THE REQUEST ::
Only the lines from the top of the listing below to the line that has "from matplotlib.patches import" should be echoed, with both ends kept and pictures left out.

DATA EXCERPTS ::
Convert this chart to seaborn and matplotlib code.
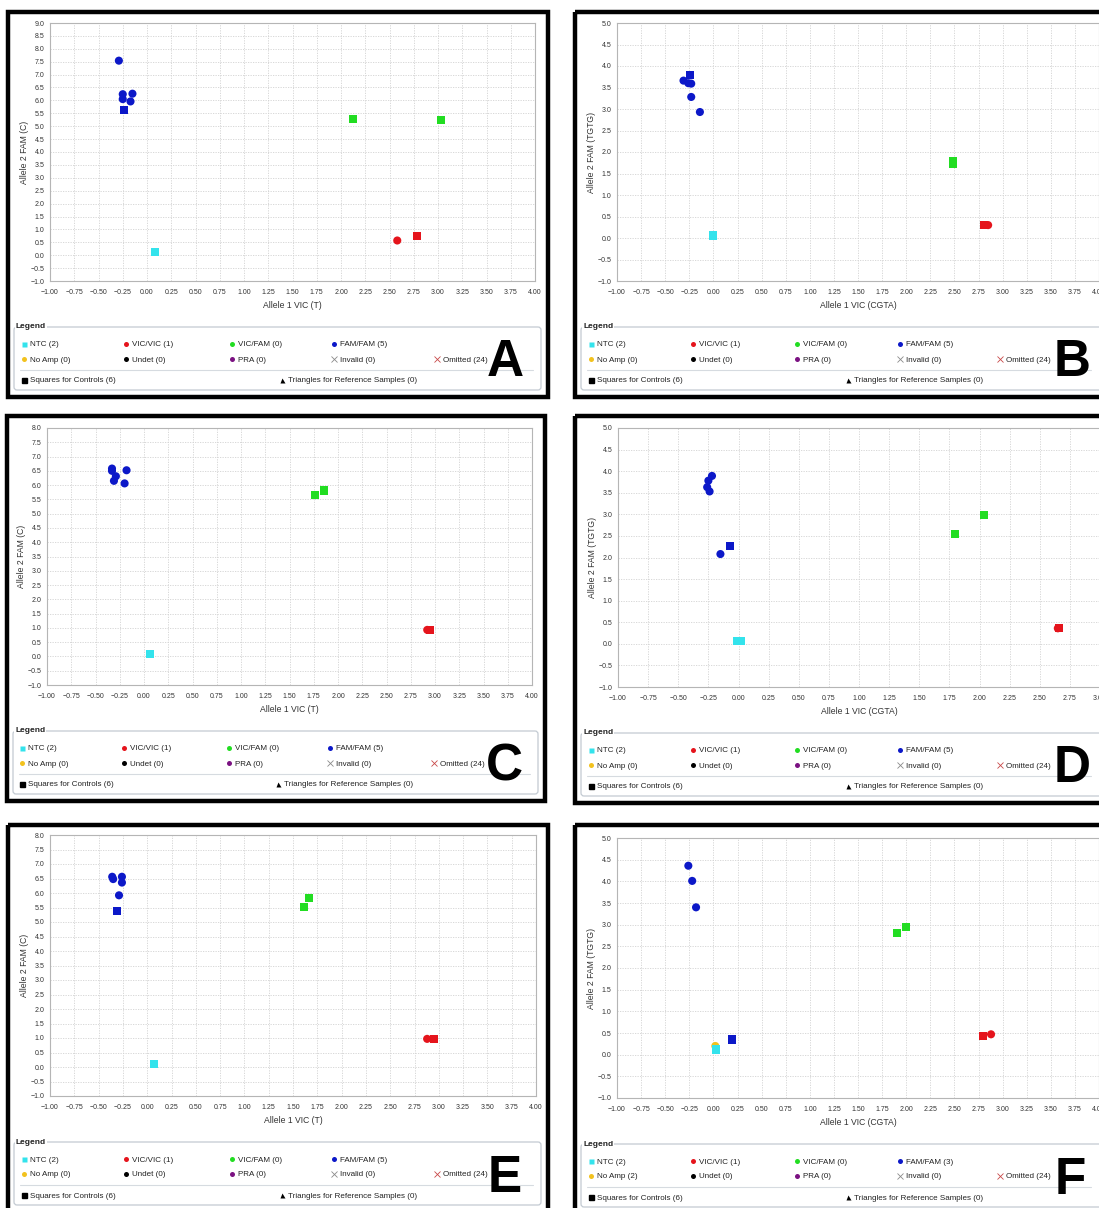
import matplotlib
matplotlib.use('Agg')
import matplotlib.pyplot as plt
import numpy as np
import pandas as pd
import seaborn as sns
from matplotlib.patches import Rectangle, FancyBboxPatch

# ---- data ----
# panel A
a_vic = [-0.29, -0.25, -0.25, -0.15, -0.17, -0.24, 2.12, 3.03, 2.58, 2.78, 0.08]
a_fam = [7.54, 6.24, 6.05, 6.26, 5.96, 5.62, 5.27, 5.25, 0.57, 0.76, 0.11]
a_call = ['FAM/FAM', 'FAM/FAM', 'FAM/FAM', 'FAM/FAM', 'FAM/FAM', 'FAM/FAM',
          'VIC/FAM', 'VIC/FAM', 'VIC/VIC', 'VIC/VIC', 'NTC']
a_kind = ['sample', 'sample', 'sample', 'sample', 'sample', 'control',
          'control', 'control', 'sample', 'control', 'control']
a_counts = [2, 1, 0, 5, 0, 0, 0, 0, 24, 6, 0]

# panel B
b_vic = [-0.31, -0.26, -0.23, -0.23, -0.14, -0.24, 2.49, 2.49, 2.81, 2.85, 0.0, 0.0]
b_fam = [3.66, 3.60, 3.59, 3.28, 2.93, 3.79, 1.79, 1.73, 0.30, 0.30, 0.06, 0.05]
b_call = ['FAM/FAM', 'FAM/FAM', 'FAM/FAM', 'FAM/FAM', 'FAM/FAM', 'FAM/FAM',
          'VIC/FAM', 'VIC/FAM', 'VIC/VIC', 'VIC/VIC', 'NTC', 'NTC']
b_kind = ['sample', 'sample', 'sample', 'sample', 'sample', 'control',
          'control', 'control', 'control', 'sample', 'control', 'control']
b_counts = [2, 1, 0, 5, 0, 0, 0, 0, 24, 6, 0]

# panel C
c_vic = [-0.33, -0.33, -0.29, -0.31, -0.18, -0.20, 1.76, 1.86, 2.92, 2.95, 0.06]
c_fam = [6.58, 6.50, 6.31, 6.15, 6.52, 6.06, 5.65, 5.81, 0.93, 0.92, 0.08]
c_call = ['FAM/FAM', 'FAM/FAM', 'FAM/FAM', 'FAM/FAM', 'FAM/FAM', 'FAM/FAM',
          'VIC/FAM', 'VIC/FAM', 'VIC/VIC', 'VIC/VIC', 'NTC']
c_kind = ['sample', 'sample', 'sample', 'sample', 'sample', 'sample',
          'control', 'control', 'sample', 'control', 'control']
c_counts = [2, 1, 0, 5, 0, 0, 0, 0, 24, 6, 0]

# panel D
d_vic = [-0.22, -0.25, -0.26, -0.24, -0.15, -0.07, 1.80, 2.04, 2.65, 2.66, -0.01, 0.02]
d_fam = [3.89, 3.78, 3.63, 3.53, 2.08, 2.26, 2.54, 2.98, 0.36, 0.37, 0.06, 0.06]
d_call = ['FAM/FAM', 'FAM/FAM', 'FAM/FAM', 'FAM/FAM', 'FAM/FAM', 'FAM/FAM',
          'VIC/FAM', 'VIC/FAM', 'VIC/VIC', 'VIC/VIC', 'NTC', 'NTC']
d_kind = ['sample', 'sample', 'sample', 'sample', 'sample', 'control',
          'control', 'control', 'sample', 'control', 'control', 'control']
d_counts = [2, 1, 0, 5, 0, 0, 0, 0, 24, 6, 0]

# panel E
e_vic = [-0.36, -0.35, -0.26, -0.26, -0.29, -0.31, 1.61, 1.66, 2.88, 2.95, 0.07]
e_fam = [6.56, 6.48, 6.56, 6.36, 5.92, 5.39, 5.53, 5.83, 0.97, 0.98, 0.11]
e_call = ['FAM/FAM', 'FAM/FAM', 'FAM/FAM', 'FAM/FAM', 'FAM/FAM', 'FAM/FAM',
          'VIC/FAM', 'VIC/FAM', 'VIC/VIC', 'VIC/VIC', 'NTC']
e_kind = ['sample', 'sample', 'sample', 'sample', 'sample', 'control',
          'control', 'control', 'sample', 'control', 'control']
e_counts = [2, 1, 0, 5, 0, 0, 0, 0, 24, 6, 0]

# panel F
f_vic = [-0.26, -0.22, -0.18, 0.19, 1.90, 2.00, 2.80, 2.88, 0.02, 0.03]
f_fam = [4.36, 4.01, 3.40, 0.35, 2.81, 2.95, 0.43, 0.47, 0.20, 0.12]
f_call = ['FAM/FAM', 'FAM/FAM', 'FAM/FAM', 'FAM/FAM', 'VIC/FAM', 'VIC/FAM',
          'VIC/VIC', 'VIC/VIC', 'No Amp', 'NTC']
f_kind = ['sample', 'sample', 'sample', 'control', 'control', 'control',
          'control', 'sample', 'sample', 'control']
f_counts = [2, 1, 0, 3, 2, 0, 0, 0, 24, 6, 0]

legend_row1 = ['NTC', 'VIC/VIC', 'VIC/FAM', 'FAM/FAM']
legend_row2 = ['No Amp', 'Undet', 'PRA', 'Invalid', 'Omitted']
legend_row3 = ['Squares for Controls', 'Triangles for Reference Samples']

call_colors = {'NTC': '#33e3ec', 'VIC/VIC': '#e5141c', 'VIC/FAM': '#22dd22',
               'FAM/FAM': '#0c18c8', 'No Amp': '#f2c21e', 'Undet': '#000000',
               'PRA': '#7b1282'}

# ---- layout (pixel coordinates of the original figure) ----
panels = [
    dict(letter='A', data=(a_vic, a_fam, a_call, a_kind), counts=a_counts,
         xmax=4.0, ymax=9.0, xlab='Allele 1 VIC (T)', ylab='Allele 2 FAM (C)',
         border=(8, 12, 548, 397), axes=(50, 23, 535, 281),
         legend=(14, 541, 327), cols=[24, 126, 232, 334, 437], tri=282, lx=505),
    dict(letter='B', data=(b_vic, b_fam, b_call, b_kind), counts=b_counts,
         xmax=4.0, ymax=5.0, xlab='Allele 1 VIC (CGTA)', ylab='Allele 2 FAM (TGTG)',
         border=(575, 12, 1105, 397), axes=(617, 23, 1099, 281),
         legend=(581, 1110, 327), cols=[591, 693, 797, 900, 1000], tri=848, lx=1072),
    dict(letter='C', data=(c_vic, c_fam, c_call, c_kind), counts=c_counts,
         xmax=4.0, ymax=8.0, xlab='Allele 1 VIC (T)', ylab='Allele 2 FAM (C)',
         border=(7, 416, 545, 801), axes=(47, 428, 532, 685),
         legend=(13, 538, 731), cols=[22, 124, 229, 330, 434], tri=278, lx=504),
    dict(letter='D', data=(d_vic, d_fam, d_call, d_kind), counts=d_counts,
         xmax=3.0, ymax=5.0, xlab='Allele 1 VIC (CGTA)', ylab='Allele 2 FAM (TGTG)',
         border=(575, 416, 1105, 803), axes=(618, 428, 1100, 687),
         legend=(581, 1110, 733), cols=[591, 693, 797, 900, 1000], tri=848, lx=1072),
    dict(letter='E', data=(e_vic, e_fam, e_call, e_kind), counts=e_counts,
         xmax=4.0, ymax=8.0, xlab='Allele 1 VIC (T)', ylab='Allele 2 FAM (C)',
         border=(8, 825, 548, 1215), axes=(50, 835, 536, 1096),
         legend=(14, 541, 1142), cols=[24, 126, 232, 334, 437], tri=282, lx=505),
    dict(letter='F', data=(f_vic, f_fam, f_call, f_kind), counts=f_counts,
         xmax=4.0, ymax=5.0, xlab='Allele 1 VIC (CGTA)', ylab='Allele 2 FAM (TGTG)',
         border=(575, 825, 1105, 1215), axes=(617, 838, 1099, 1098),
         legend=(581, 1110, 1144), cols=[591, 693, 797, 900, 1000], tri=848, lx=1070),
]

sns.set_style('white')
plt.rcParams['font.family'] = ['Liberation Sans', 'DejaVu Sans']

W, H = 1099, 1208
fig = plt.figure(figsize=(W / 100, H / 100), dpi=100)
bg = fig.add_axes([0, 0, 1, 1])
bg.set_xlim(0, W)
bg.set_ylim(H, 0)
bg.axis('off')

TXT = '#222222'
LEG_FS = 5.8

for p in panels:
    # black frame around the panel
    l, t, r, b = p['border']
    bg.add_patch(Rectangle((l, t), r - l, b - t, fill=False, ec='black', lw=3.2))

    # scatter plot
    al, at, ar, ab = p['axes']
    aw, ah = ar - al, ab - at
    ax = fig.add_axes([al / W, 1 - ab / H, aw / W, ah / H])
    vic, fam, call, kind = p['data']
    df = pd.DataFrame({'vic': vic, 'fam': fam, 'call': call, 'kind': kind})
    sns.scatterplot(data=df, x='vic', y='fam', hue='call', style='kind',
                    palette=call_colors, markers={'sample': 'o', 'control': 's'},
                    s=34, edgecolor='none', legend=False, ax=ax, zorder=3)
    ax.set_xlim(-1, p['xmax'])
    ax.set_ylim(-1, p['ymax'])
    ax.set_xticks(np.arange(-1, p['xmax'] + 0.01, 0.25))
    ax.set_yticks(np.arange(-1, p['ymax'] + 0.01, 0.5))
    ax.xaxis.set_major_formatter('{x:.2f}')
    ax.yaxis.set_major_formatter('{x:.1f}')
    ax.grid(True, color='#d2d2d2', linestyle=(0, (1.5, 1.5)), linewidth=0.6)
    ax.tick_params(labelsize=5, colors='#333333', length=2.2, width=0.5, pad=3.5)
    ax.tick_params(axis='y', pad=2)
    for sp in ax.spines.values():
        sp.set_color('#b5b5b5')
        sp.set_linewidth(0.8)
    ax.set_xlabel(p['xlab'], fontsize=6.2, color='#333333')
    ax.set_ylabel(p['ylab'], fontsize=6.2, color='#333333')
    ax.xaxis.set_label_coords(0.5, -20 / ah)
    ax.yaxis.set_label_coords(-21 / aw, 0.5)

    # legend box under the plot
    x0, x1, top = p['legend']
    bg.add_patch(FancyBboxPatch((x0, top), x1 - x0, 63,
                                boxstyle='round,pad=0,rounding_size=3',
                                fill=False, ec='#c3cad2', lw=0.9))
    bg.text(x0 + 2, top, 'Legend', fontsize=6, fontweight='bold', color=TXT,
            ha='left', va='center', bbox=dict(fc='white', ec='none', pad=0.6))
    bg.plot([x0 + 6, min(x1, W) - 8], [top + 43, top + 43], color='#d6dbe0', lw=0.8)

    cols = p['cols']
    cnt = p['counts']
    y1, y2, y3 = top + 18, top + 33, top + 54
    dy = -0.8  # nudge the small legend symbols onto the text line
    for i, name in enumerate(legend_row1):
        mk = 's' if name == 'NTC' else 'o'
        bg.plot(cols[i], y1 + dy, marker=mk, ms=3.6, color=call_colors[name], mec='none')
        bg.text(cols[i] + 6, y1, f'{name} ({cnt[i]})', fontsize=LEG_FS, color=TXT,
                ha='left', va='center')
    for i, name in enumerate(legend_row2):
        if name == 'Invalid':
            bg.plot(cols[i], y2 + dy, marker='x', ms=4.5, mew=0.6, color='#8a8a8a')
        elif name == 'Omitted':
            bg.plot(cols[i], y2 + dy, marker='x', ms=4.5, mew=0.6, color='#c84848')
        else:
            bg.plot(cols[i], y2 + dy, marker='o', ms=3.6, color=call_colors[name], mec='none')
        bg.text(cols[i] + 6, y2, f'{name} ({cnt[4 + i]})', fontsize=LEG_FS, color=TXT,
                ha='left', va='center')
    bg.plot(cols[0], y3 + dy, marker='s', ms=3.6, color='black')
    bg.text(cols[0] + 6, y3, f'{legend_row3[0]} ({cnt[9]})', fontsize=LEG_FS,
            color=TXT, ha='left', va='center')
    bg.plot(p['tri'], y3 + dy, marker='^', ms=3.6, color='black', mec='none')
    bg.text(p['tri'] + 6, y3, f'{legend_row3[1]} ({cnt[10]})', fontsize=LEG_FS,
            color=TXT, ha='left', va='center')

    # panel letter
    bg.text(p['lx'], top + 36, p['letter'], fontsize=37, fontweight='bold',
            color='black', ha='center', va='center')

fig.savefig('out.png', dpi=100)
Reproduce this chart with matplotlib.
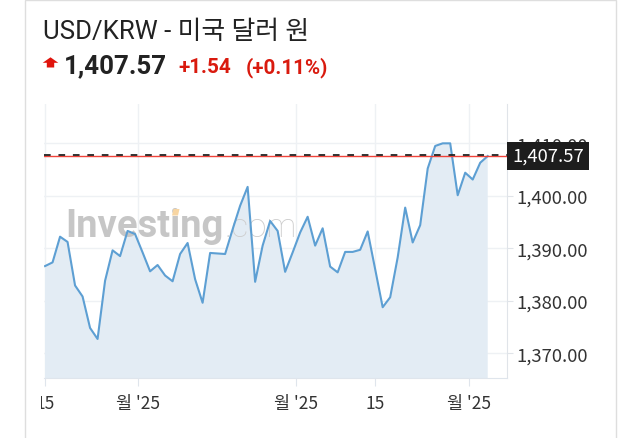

ANSWER TO THE EXERCISE ::
Convert this chart to seaborn and matplotlib code.
import matplotlib
matplotlib.use('Agg')
import matplotlib.pyplot as plt
import numpy as np
import pandas as pd
import seaborn as sns
from matplotlib.patches import Rectangle, FancyBboxPatch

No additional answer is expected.